## Work to be completed
Set down the full listing exactly as given. Any pictures are to be left out.

## Source material
(begin)

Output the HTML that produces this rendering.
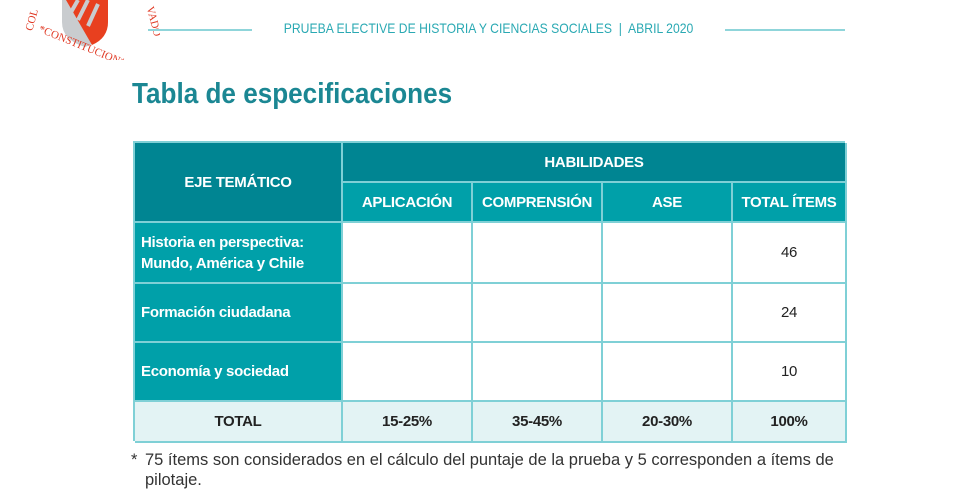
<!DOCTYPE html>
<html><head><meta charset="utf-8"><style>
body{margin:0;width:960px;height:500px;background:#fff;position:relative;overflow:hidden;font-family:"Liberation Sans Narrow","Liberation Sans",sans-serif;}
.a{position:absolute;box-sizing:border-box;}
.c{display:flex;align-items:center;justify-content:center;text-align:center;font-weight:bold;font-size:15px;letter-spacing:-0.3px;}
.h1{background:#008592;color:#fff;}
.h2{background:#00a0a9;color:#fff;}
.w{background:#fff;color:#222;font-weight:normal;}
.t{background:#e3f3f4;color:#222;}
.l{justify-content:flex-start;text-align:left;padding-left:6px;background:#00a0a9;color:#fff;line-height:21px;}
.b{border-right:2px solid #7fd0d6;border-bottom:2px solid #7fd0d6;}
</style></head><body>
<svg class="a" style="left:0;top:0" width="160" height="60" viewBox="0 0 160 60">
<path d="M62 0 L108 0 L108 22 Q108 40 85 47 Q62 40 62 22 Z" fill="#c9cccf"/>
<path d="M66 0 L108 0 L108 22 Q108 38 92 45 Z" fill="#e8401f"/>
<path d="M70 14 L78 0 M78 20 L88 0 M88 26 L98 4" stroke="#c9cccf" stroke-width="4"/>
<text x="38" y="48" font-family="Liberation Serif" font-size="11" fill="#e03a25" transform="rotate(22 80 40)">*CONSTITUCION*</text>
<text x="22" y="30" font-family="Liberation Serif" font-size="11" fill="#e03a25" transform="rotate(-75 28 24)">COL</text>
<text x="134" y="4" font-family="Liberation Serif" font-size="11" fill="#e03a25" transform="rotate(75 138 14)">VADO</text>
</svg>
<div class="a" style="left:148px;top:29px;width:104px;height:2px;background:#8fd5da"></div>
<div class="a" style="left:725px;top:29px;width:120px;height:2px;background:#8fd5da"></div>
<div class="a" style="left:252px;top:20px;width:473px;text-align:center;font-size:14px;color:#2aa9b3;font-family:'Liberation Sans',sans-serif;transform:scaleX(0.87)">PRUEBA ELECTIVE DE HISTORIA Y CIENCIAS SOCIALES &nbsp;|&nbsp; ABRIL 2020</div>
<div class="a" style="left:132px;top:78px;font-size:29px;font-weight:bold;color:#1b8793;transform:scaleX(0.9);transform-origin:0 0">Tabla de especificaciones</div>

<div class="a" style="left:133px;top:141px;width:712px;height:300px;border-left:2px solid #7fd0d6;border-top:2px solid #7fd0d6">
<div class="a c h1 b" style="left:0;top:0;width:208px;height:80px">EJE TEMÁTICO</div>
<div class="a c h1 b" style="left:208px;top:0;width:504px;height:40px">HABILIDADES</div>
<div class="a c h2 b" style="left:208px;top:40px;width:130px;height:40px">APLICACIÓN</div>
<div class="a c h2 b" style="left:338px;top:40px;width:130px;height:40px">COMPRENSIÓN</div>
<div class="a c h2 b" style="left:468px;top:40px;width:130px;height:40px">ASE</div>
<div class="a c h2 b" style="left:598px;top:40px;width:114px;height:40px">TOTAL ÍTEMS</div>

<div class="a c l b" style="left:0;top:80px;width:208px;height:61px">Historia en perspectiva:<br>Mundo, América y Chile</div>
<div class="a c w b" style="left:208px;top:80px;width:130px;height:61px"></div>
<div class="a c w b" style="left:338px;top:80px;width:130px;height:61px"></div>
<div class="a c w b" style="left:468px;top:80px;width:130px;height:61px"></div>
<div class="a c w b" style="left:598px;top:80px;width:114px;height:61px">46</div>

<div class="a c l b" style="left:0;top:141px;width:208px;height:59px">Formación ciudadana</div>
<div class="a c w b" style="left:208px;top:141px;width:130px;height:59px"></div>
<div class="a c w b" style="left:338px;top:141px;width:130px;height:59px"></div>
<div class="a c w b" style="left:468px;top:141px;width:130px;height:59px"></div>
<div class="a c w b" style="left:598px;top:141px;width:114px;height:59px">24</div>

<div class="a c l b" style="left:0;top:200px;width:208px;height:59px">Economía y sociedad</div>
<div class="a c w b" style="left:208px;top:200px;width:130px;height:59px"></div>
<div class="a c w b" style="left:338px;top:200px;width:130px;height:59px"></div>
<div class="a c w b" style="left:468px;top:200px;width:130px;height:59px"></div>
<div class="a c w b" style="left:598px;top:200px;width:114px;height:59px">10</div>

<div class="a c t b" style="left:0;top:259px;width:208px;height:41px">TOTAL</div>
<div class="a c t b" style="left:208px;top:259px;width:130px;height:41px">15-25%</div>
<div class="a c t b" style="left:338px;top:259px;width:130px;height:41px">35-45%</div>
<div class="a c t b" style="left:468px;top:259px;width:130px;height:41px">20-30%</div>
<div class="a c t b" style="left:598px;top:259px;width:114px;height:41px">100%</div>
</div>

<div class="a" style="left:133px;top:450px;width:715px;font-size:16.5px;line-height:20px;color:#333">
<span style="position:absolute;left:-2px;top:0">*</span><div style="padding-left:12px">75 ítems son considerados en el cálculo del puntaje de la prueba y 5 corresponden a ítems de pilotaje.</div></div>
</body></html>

(end)

## Final answer
Output the HTML that produces this rendering.
<!DOCTYPE html>
<html><head><meta charset="utf-8"><style>
body{margin:0;width:960px;height:500px;background:#fff;position:relative;overflow:hidden;font-family:"Liberation Sans Narrow","Liberation Sans",sans-serif;}
.a{position:absolute;box-sizing:border-box;}
.c{display:flex;align-items:center;justify-content:center;text-align:center;font-weight:bold;font-size:15px;letter-spacing:-0.3px;}
.h1{background:#008592;color:#fff;}
.h2{background:#00a0a9;color:#fff;}
.w{background:#fff;color:#222;font-weight:normal;}
.t{background:#e3f3f4;color:#222;}
.l{justify-content:flex-start;text-align:left;padding-left:6px;background:#00a0a9;color:#fff;line-height:21px;}
.b{border-right:2px solid #7fd0d6;border-bottom:2px solid #7fd0d6;}
</style></head><body>
<svg class="a" style="left:0;top:0" width="160" height="60" viewBox="0 0 160 60">
<path d="M62 0 L108 0 L108 22 Q108 40 85 47 Q62 40 62 22 Z" fill="#c9cccf"/>
<path d="M66 0 L108 0 L108 22 Q108 38 92 45 Z" fill="#e8401f"/>
<path d="M70 14 L78 0 M78 20 L88 0 M88 26 L98 4" stroke="#c9cccf" stroke-width="4"/>
<text x="38" y="48" font-family="Liberation Serif" font-size="11" fill="#e03a25" transform="rotate(22 80 40)">*CONSTITUCION*</text>
<text x="22" y="30" font-family="Liberation Serif" font-size="11" fill="#e03a25" transform="rotate(-75 28 24)">COL</text>
<text x="134" y="4" font-family="Liberation Serif" font-size="11" fill="#e03a25" transform="rotate(75 138 14)">VADO</text>
</svg>
<div class="a" style="left:148px;top:29px;width:104px;height:2px;background:#8fd5da"></div>
<div class="a" style="left:725px;top:29px;width:120px;height:2px;background:#8fd5da"></div>
<div class="a" style="left:252px;top:20px;width:473px;text-align:center;font-size:14px;color:#2aa9b3;font-family:'Liberation Sans',sans-serif;transform:scaleX(0.87)">PRUEBA ELECTIVE DE HISTORIA Y CIENCIAS SOCIALES &nbsp;|&nbsp; ABRIL 2020</div>
<div class="a" style="left:132px;top:78px;font-size:29px;font-weight:bold;color:#1b8793;transform:scaleX(0.9);transform-origin:0 0">Tabla de especificaciones</div>

<div class="a" style="left:133px;top:141px;width:712px;height:300px;border-left:2px solid #7fd0d6;border-top:2px solid #7fd0d6">
<div class="a c h1 b" style="left:0;top:0;width:208px;height:80px">EJE TEMÁTICO</div>
<div class="a c h1 b" style="left:208px;top:0;width:504px;height:40px">HABILIDADES</div>
<div class="a c h2 b" style="left:208px;top:40px;width:130px;height:40px">APLICACIÓN</div>
<div class="a c h2 b" style="left:338px;top:40px;width:130px;height:40px">COMPRENSIÓN</div>
<div class="a c h2 b" style="left:468px;top:40px;width:130px;height:40px">ASE</div>
<div class="a c h2 b" style="left:598px;top:40px;width:114px;height:40px">TOTAL ÍTEMS</div>

<div class="a c l b" style="left:0;top:80px;width:208px;height:61px">Historia en perspectiva:<br>Mundo, América y Chile</div>
<div class="a c w b" style="left:208px;top:80px;width:130px;height:61px"></div>
<div class="a c w b" style="left:338px;top:80px;width:130px;height:61px"></div>
<div class="a c w b" style="left:468px;top:80px;width:130px;height:61px"></div>
<div class="a c w b" style="left:598px;top:80px;width:114px;height:61px">46</div>

<div class="a c l b" style="left:0;top:141px;width:208px;height:59px">Formación ciudadana</div>
<div class="a c w b" style="left:208px;top:141px;width:130px;height:59px"></div>
<div class="a c w b" style="left:338px;top:141px;width:130px;height:59px"></div>
<div class="a c w b" style="left:468px;top:141px;width:130px;height:59px"></div>
<div class="a c w b" style="left:598px;top:141px;width:114px;height:59px">24</div>

<div class="a c l b" style="left:0;top:200px;width:208px;height:59px">Economía y sociedad</div>
<div class="a c w b" style="left:208px;top:200px;width:130px;height:59px"></div>
<div class="a c w b" style="left:338px;top:200px;width:130px;height:59px"></div>
<div class="a c w b" style="left:468px;top:200px;width:130px;height:59px"></div>
<div class="a c w b" style="left:598px;top:200px;width:114px;height:59px">10</div>

<div class="a c t b" style="left:0;top:259px;width:208px;height:41px">TOTAL</div>
<div class="a c t b" style="left:208px;top:259px;width:130px;height:41px">15-25%</div>
<div class="a c t b" style="left:338px;top:259px;width:130px;height:41px">35-45%</div>
<div class="a c t b" style="left:468px;top:259px;width:130px;height:41px">20-30%</div>
<div class="a c t b" style="left:598px;top:259px;width:114px;height:41px">100%</div>
</div>

<div class="a" style="left:133px;top:450px;width:715px;font-size:16.5px;line-height:20px;color:#333">
<span style="position:absolute;left:-2px;top:0">*</span><div style="padding-left:12px">75 ítems son considerados en el cálculo del puntaje de la prueba y 5 corresponden a ítems de pilotaje.</div></div>
</body></html>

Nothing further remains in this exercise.